Past media reports estimated that the amount likely lost from the state pension fund could be as high as N$1,8 billion.
Asked if the lost money could be higher, Kandjeke, responded “yes, mathematically, there is more money that came in than the capital of N$600 million. Plus interest, [it] can be more. Then again, minus payments of capital and interest”.
“But that is not the point in terms of accountability and governance because some have not paid back at all. Someone must answer. This is private money for individual public servants, and someone cannot just get it for free,” he stressed.
The National Union of Namibian Workers (NUNW) decided in 2010 that the GIPF board of trustees – many of whom have since left – and management should be dismissed, and that the recipients of default loan repayments be held accountable for the losses of over N$600 million.
The union federation, then led by firebrand secretary general Evilastus Kaaronda, applied pressure on Pohamba’s administration to hold the culprits accountable.
Instead, Pohamba asked Kandjeke to investigate the GIPF scandal at the end of 2010 to fend off threats of union-led demonstrations in an election year.
Kandjeke completed his report the following year. His report has been kept a secret since 2011 when it was issued to Pohamba. The auditor general said his report can be made public by the Presidency or Cabinet for the sake of transparency.
POISONED CHALICE
The GIPF issued loans worth N$660 million to Namibian politically connected start-up businesses from 1994 to 2002 through what it called the Development Capital Portfolio (DCP). The fund wanted a return of N$950 million, including interest. But these investments turned out to be a poisoned chalice. The state pension fund only got back N$380 million. The rest was written off.
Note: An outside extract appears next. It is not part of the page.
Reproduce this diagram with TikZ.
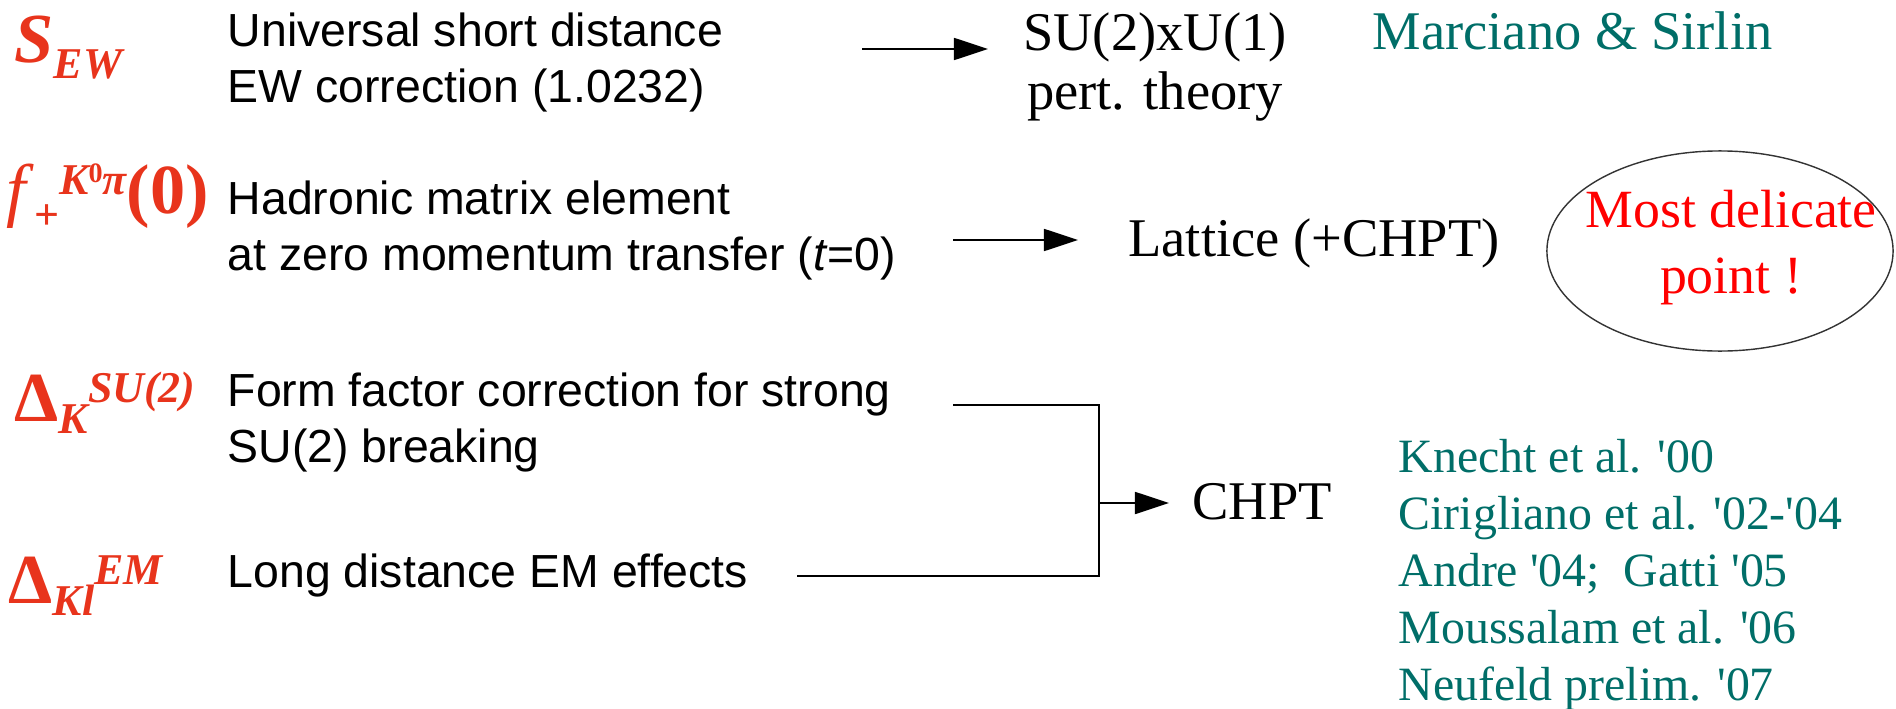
\documentclass[tikz,border=0pt]{standalone}
\usepackage{fontspec}
\setmainfont{Liberation Serif}
\setsansfont{Liberation Sans}
\usetikzlibrary{arrows.meta,shapes.geometric}
\definecolor{symred}{RGB}{232,52,28}
\definecolor{refteal}{RGB}{0,110,104}
\newcommand{\bigsym}{\fontsize{20}{20}\selectfont}
\newcommand{\smallsym}{\fontsize{12.5}{12.5}\selectfont}
\newcommand{\apo}{\textquotesingle}

\begin{document}
\begin{tikzpicture}[x=0.01cm, y=-0.01cm,
  desc/.style={anchor=base west, inner sep=0pt, align=left,
    font=\sffamily\fontsize{13.2}{15.7}\selectfont},
  sym/.style={anchor=base west, inner sep=0pt, text=symred, font=\bfseries\itshape},
  res/.style={anchor=base, inner sep=0pt, align=center,
    font=\fontsize{15.5}{17}\selectfont},
  ref/.style={anchor=base west, inner sep=0pt, align=left, text=refteal,
    font=\fontsize{13.6}{16.2}\selectfont},
  arrow/.style={-{Triangle[length=3.4mm,width=2.2mm]}, line width=0.5pt}
]
\useasboundingbox (0,0) rectangle (1896,709);

% correction factors (multi-line nodes sit on their last baseline)
\node[sym] (sew) at (14,63) {{\bigsym S}\raisebox{-0.15cm}{\smallsym EW}};
\node[sym] (fplus) at (6,213) {{\bigsym\mdseries f}\kern0.08cm\raisebox{-0.16cm}{\smallsym\upshape +}%
  \raisebox{0.18cm}{\smallsym K\raisebox{0.12cm}{\fontsize{8}{8}\selectfont\upshape 0}π}{\bigsym\upshape(0)}};
\node[sym] (dsu) at (14,421) {{\bigsym\upshape Δ}\raisebox{-0.12cm}{\smallsym K}\raisebox{0.18cm}{\smallsym SU(2)}};
\node[sym] (dem) at (8,603) {{\bigsym\upshape Δ}\raisebox{-0.12cm}{\smallsym Kl}\raisebox{0.18cm}{\smallsym EM}};

\node[desc] (ew) at (227,102) {Universal short distance\\EW correction (1.0232)};
\node[desc] (had) at (227,270) {Hadronic matrix element\\at zero momentum transfer (\textit{t}=0)};
\node[desc] (iso) at (227,462) {Form factor correction for strong\\SU(2) breaking};
\node[desc] (lde) at (227,587) {Long distance EM effects};

% where they come from
\node[res] (pt) at (1155,110) {SU(2)xU(1)\\pert. theory};
\node[res, anchor=base west] (ms) at (1372,49) {\color{refteal}Marciano \& Sirlin};
\node[res] (lat) at (1314,256) {Lattice (+CHPT)};
\node[draw=black!80, line width=0.4pt, ellipse, minimum width=3.46cm, minimum height=2cm,
  inner sep=0pt] (note) at (1720,251) {};
\node[res, text=red, font=\fontsize{15.3}{18.5}\selectfont] (notetext) at (1731,293) {Most delicate\\point !};
\node[res] (chpt) at (1262,519) {CHPT};
\node[ref] (refs) at (1398,700) {Knecht et al. \apo00\\Cirigliano et al. \apo02-\apo04\\Andre \apo04;~ Gatti \apo05\\Moussalam et al. \apo06\\Neufeld prelim. \apo07};

\coordinate (a1) at (862,49);
\coordinate (t1) at (988,49);
\coordinate (a2) at (953,240);
\coordinate (t2) at (1078,240);
\coordinate (s3) at (953,405);
\coordinate (s4) at (797,576);
\coordinate (j) at (1099,503);
\coordinate (t3) at (1169,503);

\draw[arrow] (a1) -- (t1);
\draw[arrow] (a2) -- (t2);
\draw[line width=0.5pt] (s3) -| (j) |- (s4);
\draw[arrow] (j) -- (t3);
\end{tikzpicture}
\end{document}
The persons who apparently benefited were retired politicians, prominent business people, senior legal advisers and Cabinet ministers. Namibians only learnt of the lost millions before the DCP was shut down in 2004.
The Namibia Financial Institutions Supervisory Authority (Namfisa) later sanctioned an audit into the matter, and subsequently wrote letters to ex-premier Nahas Angula and then finance minister Saara Kuugongelwa-Amadhila for action.
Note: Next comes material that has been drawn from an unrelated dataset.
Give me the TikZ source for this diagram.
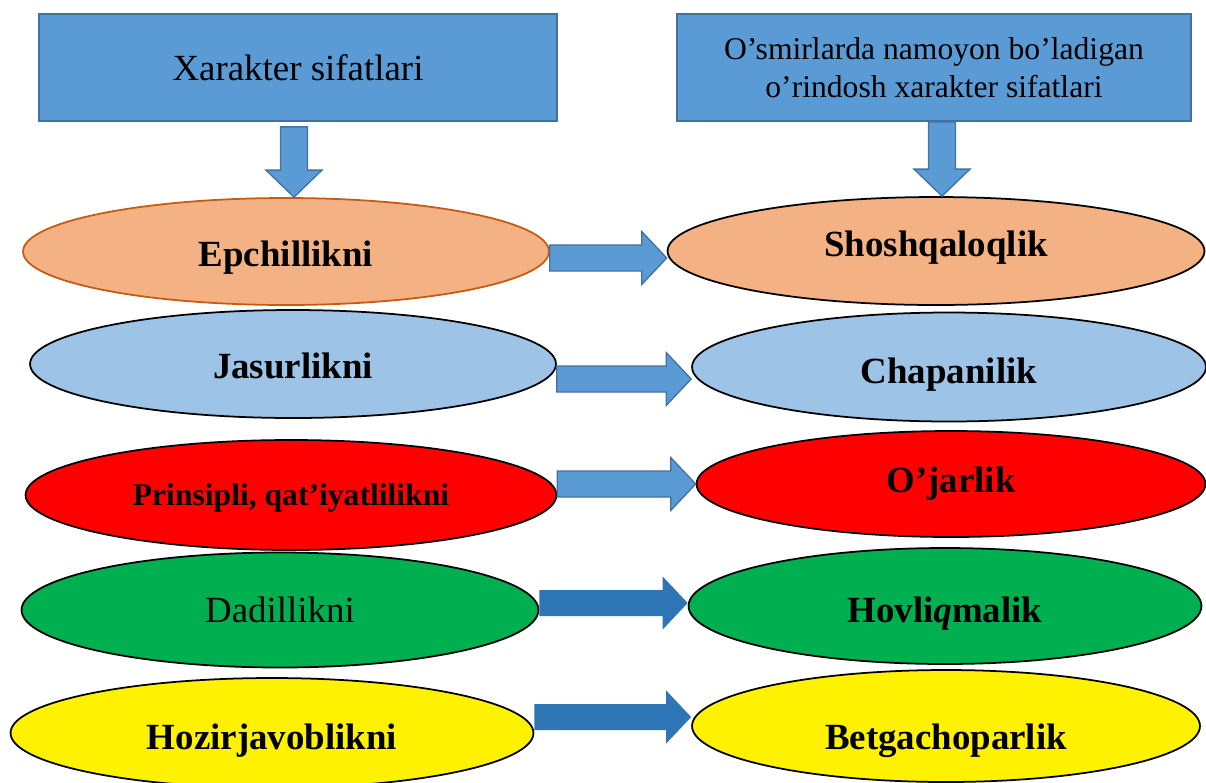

A Namfisa report done over a decade ago called for the GIPF trustees and management to be removed, and for those responsible for the loss of the money to be held accountable. This was not done.
Another Namfisa report concluded that the DCP was “fatally flawed”, and that many of the N$660 million loans were “concentrated among an ‘old boys’ club’ with the security given not worth the paper it was written on”.
Imalwa’s latest announcement brought the GIPF’s lost millions saga back into the public arena.
“It is regrettable what happened in the GIPF matter. It is a regrettable situation. More than N$600 million got lost in the process. To trace where the money went proved problematic for the investigation,” Imalwa said last week.
Finance minister Calle Schlettwein reacted on his social media account on Friday that “whatever the reasons, it is a sad day for Namibia when we have to admit that an amount of N$600 million [in] pension money cannot be traced, is lost, and we do not know who lost it”.
The GIPF falls under the Office of the Prime Minister, but the finance ministry also exerts some control over it via Namibia’s financial regulator, Namfisa.
TALK IN CIRCLES
The GIPF issued a statement on Friday, which, in a way, tried to downplay the widespread public outcry, saying the state pension fund lost N$386 million from the DCP investments from 1995 to 2004, and not N$600 million.
The GIPF said the value of DCP assets still owned by the GIPF stood at N$988 million in March, with N$458 million in profits having been realised from its DCP investments by March this year.
In the statement, the pension fund said its chief executive officer, David Nuyoma, would consult the Office of the Prosecutor General to understand Imalwa’s decision.
The Namibian Women Lawyers Association also issued a statement last week, threatening the GIPF to come clean, or face legal action.
The association’s chairperson, Ruth Herunga, said the GIPF’s statement paid little attention to the huge losses suffered by the pension fund.
“The GIPF has not informed the public how they intend to recover the pension fund money that was lost, or whether there was ever an attempt to recover such,” she stated.
Herunga asked the GIPF to realise the impact of the N$600 million on its pension members. “We reserve the rights of our members, including private prosecution,” she added.
A private prosecution is a criminal proceeding initiated by an individual or private organisation, instead of a public prosecutor who represents the state.